Thomas Lake writes:
Over the next three decades Jordan would become a world-class collector of emotional wounds, a champion grudge-holder, a magician at converting real and imagined insults into the rocket fuel that made him fly. If he had truly been cut that year, as he would claim again and again, he wouldn’t have had such an immediate chance for revenge. But in fact his name was on the second list, the jayvee roster, with the names of many of his fellow sophomores. Jordan quickly became a jayvee superstar.
“He was so good, in fact, that the jayvee games became quite popular,” David Halberstam wrote in his 1999 biography of Jordan, Playing for Keeps. “The entire varsity began to come early so they could watch him play in the jayvee games. Leroy Smith noticed that while Jordan had been wildly competitive before he had been cut [sic], after the cut he seemed even more competitive than ever, as if determined that it would never happen again.”
Yes Jordan would eventually grow into a 6-6 athletic monster just a few years later. His life was just taking off. But for Herring, this was the beginning of the end. He became known as “the guy who cut MJ.” The stigma trailed him everywhere. Even a few years later when his team was actually better than they were with Jordan, he couldn’t escape its wrath, its fire, its shadow. Soon, he was out at the school, and would be replaced by a dude named Fred Lynch. You might know him as the guy on the Come Fly With Me video proclaiming it was him and not Herring who cut MJ.
Herring was eventually suspended and then stepped down not long after Jordan’s time. Everyone asked him to get help, writes SI:
Less than two weeks later, Pop’s wife and daughter left. Sara Herring had always loved her husband’s gentleness, his easy satisfaction. When she served him steak and potatoes, it was the best dinner in the world, and when she served him beans and franks, it was the best dinner in the world. Now nothing she served was good enough, and everything was a confrontation. She had begged Pop to get professional help—according to Coley, Pop’s condition had been diagnosed as paranoid schizophrenia—but he wouldn’t acknowledge the problem. He said the man across the street was spying on him, and he spoke of being followed by a car with one headlight. At Christmas, Sara called Coley to say Pop had drunk a fifth of vodka and was getting violent. Coley spent the whole night trying to calm him down.

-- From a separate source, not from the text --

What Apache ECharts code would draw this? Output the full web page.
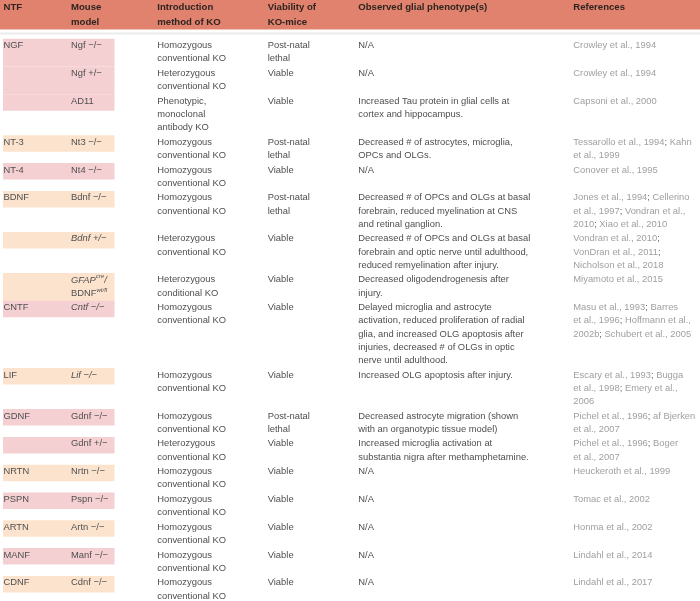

And so, over the next four years, as Michael Jordan became an Olympic gold medalist, a rookie NBA All-Star and the scorer of 37 points per game, Pop Herring went from suspended to unemployed to unemployable. As Jordan’s fame spread around the world, his old coach became a stranger in their hometown. Pop took to running, as if trying to shake out the sickness. His slender frame was seen on highways and bridges, north toward the tobacco fields and east to the ocean. Sometimes he’d come upon old friends and hug them, and other times they would call his name and he would keep running, looking straight ahead, as if they didn’t exist.

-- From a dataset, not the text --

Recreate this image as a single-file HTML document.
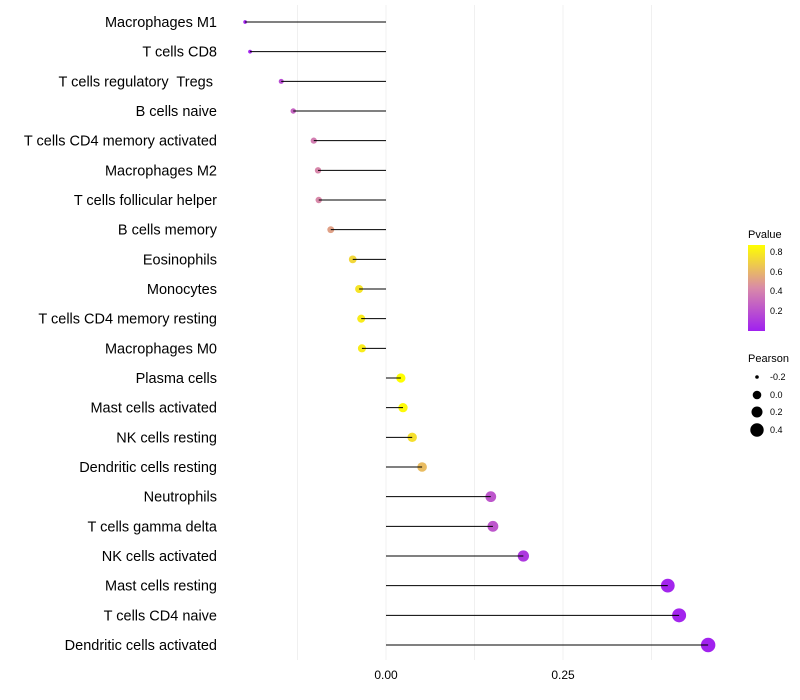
<!DOCTYPE html>
<html><head><meta charset="utf-8"><style>
body{margin:0;background:#fff;font-family:"Liberation Sans",sans-serif}
svg{display:block}
</style></head><body>
<svg id="chart" width="800" height="700" xmlns="http://www.w3.org/2000/svg">
<defs><linearGradient id="pg" x1="0" y1="1" x2="0" y2="0">
<stop offset="0" stop-color="#a020f0"/><stop offset="0.5" stop-color="#d98aa8"/><stop offset="1" stop-color="#ffff00"/></linearGradient></defs>
<g id="grid"></g><g id="marks"></g><g id="stems"></g><g id="labels"></g>
<g>
<text x="748" y="238" font-size="11" fill="#000">Pvalue</text>
<rect x="748" y="245" width="17" height="86" fill="url(#pg)"/>
<g font-size="9" fill="#000"><text x="770" y="255">0.8</text><text x="770" y="275">0.6</text><text x="770" y="294">0.4</text><text x="770" y="314">0.2</text></g>
</g>
<g>
<text x="748" y="362" font-size="11" fill="#000">Pearson</text>
<circle cx="757" cy="377" r="1.8" fill="#000"/><circle cx="757" cy="395" r="4.3" fill="#000"/>
<circle cx="757" cy="412" r="5.5" fill="#000"/><circle cx="757" cy="430" r="6.7" fill="#000"/>
<g font-size="9" fill="#000"><text x="770" y="380">-0.2</text><text x="770" y="398">0.0</text><text x="770" y="415">0.2</text><text x="770" y="433">0.4</text></g>
</g>
</svg>
<script>
const categories=["Macrophages M1","T cells CD8","T cells regulatory  Tregs ","B cells naive","T cells CD4 memory activated","Macrophages M2","T cells follicular helper","B cells memory","Eosinophils","Monocytes","T cells CD4 memory resting","Macrophages M0","Plasma cells","Mast cells activated","NK cells resting","Dendritic cells resting","Neutrophils","T cells gamma delta","NK cells activated","Mast cells resting","T cells CD4 naive","Dendritic cells activated"];
const pearson=[-0.199,-0.192,-0.148,-0.131,-0.102,-0.096,-0.095,-0.078,-0.047,-0.038,-0.035,-0.034,0.021,0.024,0.037,0.051,0.148,0.151,0.194,0.398,0.414,0.455];
const pvalues=[0.01,0.02,0.18,0.28,0.38,0.42,0.43,0.52,0.72,0.77,0.8,0.8,0.87,0.85,0.75,0.62,0.22,0.22,0.1,0.02,0.02,0.01];
const xTicks=[0,0.25];
const xTickLabels=["0.00","0.25"];
const gridVals=[-0.125,0.125,0.375];
const NS="http://www.w3.org/2000/svg";
const xs=v=>386+v*708;
const ys=i=>22+i*(645-22)/21;
function rs(v){const a=[[-0.2,1.8],[0,4.5],[0.2,5.7],[0.4,6.9],[0.5,7.5]];for(let k=0;k<a.length-1;k++){if(v<=a[k+1][0]){const t=(v-a[k][0])/(a[k+1][0]-a[k][0]);return a[k][1]+t*(a[k+1][1]-a[k][1]);}}return 7.5;}
function col(p){const t=Math.max(0,Math.min(1,p/0.87));const s=[[160,32,240],[217,138,168],[255,255,0]];let a,b,u;if(t<0.5){a=s[0];b=s[1];u=t/0.5}else{a=s[1];b=s[2];u=(t-0.5)/0.5}return `rgb(${a.map((c,i)=>Math.round(c+(b[i]-c)*u)).join(',')})`;}
function mk(tag,at,parent){const e=document.createElementNS(NS,tag);for(const k in at)e.setAttribute(k,at[k]);parent.appendChild(e);return e;}
const grid=document.getElementById('grid'),marks=document.getElementById('marks'),stems=document.getElementById('stems'),labels=document.getElementById('labels');
gridVals.concat(xTicks).forEach(v=>{const l=mk('line',{x1:xs(v),x2:xs(v),y1:5,y2:660,stroke:'#f0f0f0','stroke-width':1},grid);

});
xTicks.forEach((v,i)=>{const t=mk('text',{x:xs(v),y:679,'font-size':12,'text-anchor':'middle',fill:'#000'},labels);t.textContent=xTickLabels[i];

});
categories.forEach((c,i)=>{const y=ys(i);
const d=mk('circle',{cx:xs(pearson[i]),cy:y,r:rs(pearson[i]),fill:col(pvalues[i])},marks);


const l=mk('line',{x1:xs(0),x2:xs(pearson[i]),y1:y,y2:y,stroke:'#000','stroke-width':1},stems);


const t=mk('text',{x:217,y:y+5,'font-size':14.5,'text-anchor':'end',fill:'#000'},labels);t.textContent=c;t.setAttribute('xml:space','preserve');t.style.whiteSpace='pre';

});
</script>
</body></html>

Over the years at virtually every event clamoring over Jordan’s success, Herring’s name came up. Ridiculed. Made fun of. Normally, as Lake wrote in his fascinating article, all of this was done by Jordan himself. But that was only a minuscule part of what became a nightmarish journey for the man who “cut” Michael Jordan.
Do you think Jordan had that drive in him all along or do you think he needed to be put on JV to fuel him to become the greatest ever?